Local crews on site and on alert

Comox FD personnel battling Dog Mountain blaze

  • Jul. 6, 2015 5:00 p.m.

Erin Haluschak

Record staff

Six members of the Comox Fire Department are lending their resources to help fight the growing forest fire on Dog Mountain, on the south end of Sproat Lake Provincial Park near Port Alberni.

Comox Fire Chief Gord Schreiner told The Record from the fire scene as of Monday, the crew will also help with their structural protection trailer.

The fire, which is believed to be human-caused, began on the weekend at a relatively small size – around 1.5 hectares – but has grown to 35 ha on a steep  slope. RCMP evacuated cabins as the fire is within 60 meters. According to the BC Wildfire Service, air tankers dropped retardant and helicopters dropped water which has been effective in slowing the growth near the cabins.
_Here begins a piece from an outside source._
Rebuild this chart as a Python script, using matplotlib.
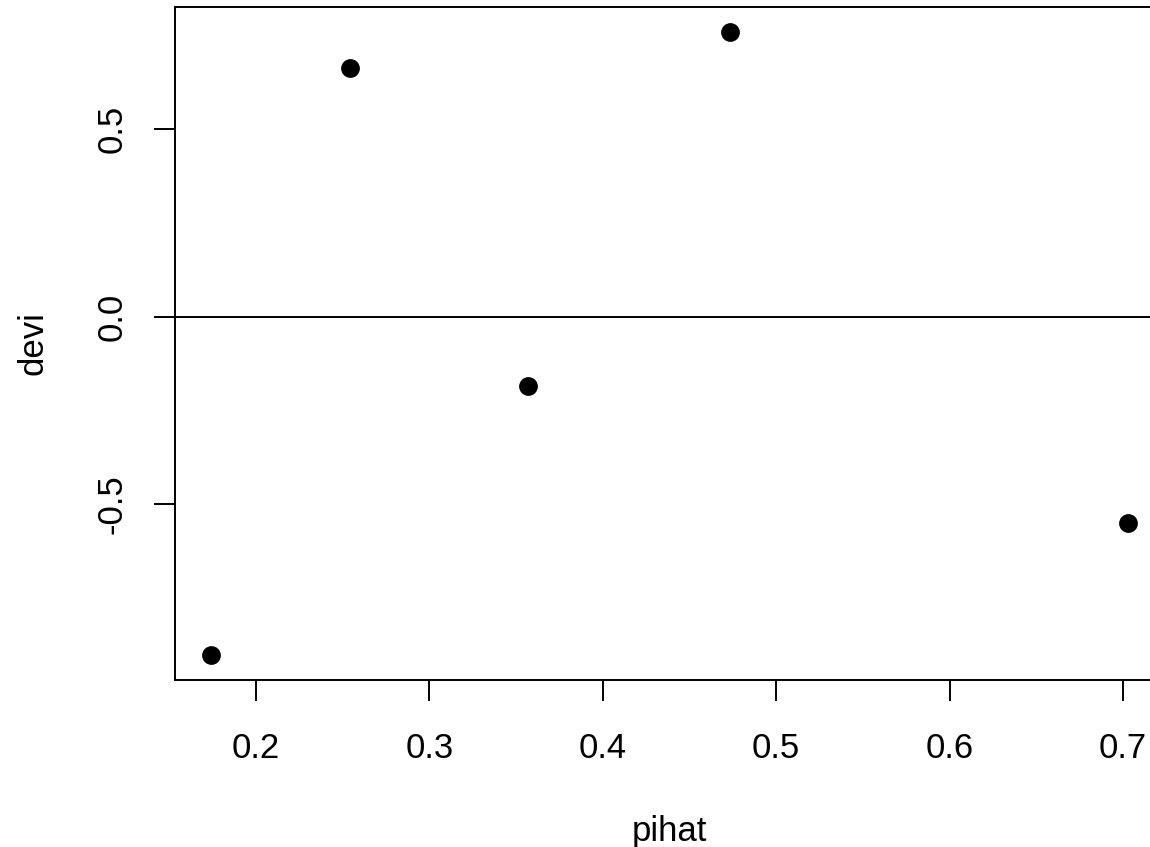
import matplotlib
matplotlib.use("Agg")
from matplotlib import pyplot as plt

# values
pihat = [0.1742, 0.2542, 0.357, 0.4735, 0.703]
devi = [-0.900, 0.663, -0.184, 0.758, -0.549]
xticks = [0.2, 0.3, 0.4, 0.5, 0.6, 0.7]
yticks = [-0.5, 0.0, 0.5]

plt.rcParams['font.family'] = ['Liberation Sans', 'DejaVu Sans']

W, H = 1150, 847
fig = plt.figure(figsize=(W / 100, H / 100), dpi=100)

# plot box in pixels (right edge runs past the image like the R original)
left, right, top, bottom = 174.5, 1165, 7.5, 679.5
ax = fig.add_axes([left / W, (H - bottom) / H, (right - left) / W, (bottom - top) / H])

ax.plot(pihat, devi, 'o', color='black', markersize=12.5)
ax.axhline(0, color='black', linewidth=1.4)

# R style 4% padding
xr = max(pihat) - min(pihat)
yr = max(devi) - min(devi)
ax.set_xlim(min(pihat) - 0.04 * xr, max(pihat) + 0.04 * xr)
ax.set_ylim(min(devi) - 0.04 * yr, max(devi) + 0.04 * yr)

ax.set_xticks(xticks)
ax.set_xticklabels([f"{v:.1f}" for v in xticks])
ax.set_yticks(yticks)
ax.set_yticklabels([f"{v:.1f}" for v in yticks], rotation=90, va='center')

ax.tick_params(axis='both', length=15, width=1.4, labelsize=25, color='black')
ax.tick_params(axis='x', pad=23)
ax.tick_params(axis='y', pad=18)

for s in ax.spines.values():
    s.set_linewidth(1.4)

ax.set_xlabel('pihat', fontsize=25, labelpad=36)
ax.set_ylabel('devi', fontsize=25, labelpad=33)

fig.savefig('out.png', dpi=100)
Twenty-one firefighters along with three helicopters are working to contain the fire.

The BC Wildfire Service danger rating for the majority of Vancouver Island is rated at extreme, meaning dry forest fuels and the fire risk is very serious.

Cumberland Fire Chief Mike Williamson said the smoke hanging in the Comox Valley is impeding on their nightly patrols of the area.

“We do high point patrols, and with the smoke we can’t see if any fires are burning or columns of smoke. The fires are going to get a lot larger before you’d be able to see them.”

Williamson explained over the weekend only a few small incidents were reported, including a small fire near the Inland Island Highway, but drivers were quick to call it in and the fire was extinguished.

Many bike trails in the forest near the Village have been closed as a preventative measure.

While he said generally residents have been very good about keeping fire risks at bay, “smoking in the woods scares us more than anything,” he added.

“One of our highest risks is a forest fire, because we’re completely surrounded by forest. If we get the wrong winds, it’s very dangerous to Cumberland.”

Williamson noted if a fire does occur, he and his crew of 35 firefighters are prepared along with a forestry suppression trailer.

“If we do get a big fire that takes our services away, it’s a good thing we have mutual aid (agreement) to cover our residential area. We can get Courtenay to come out, but we also work with and get called to Oyster Bay and Fanny Bay.”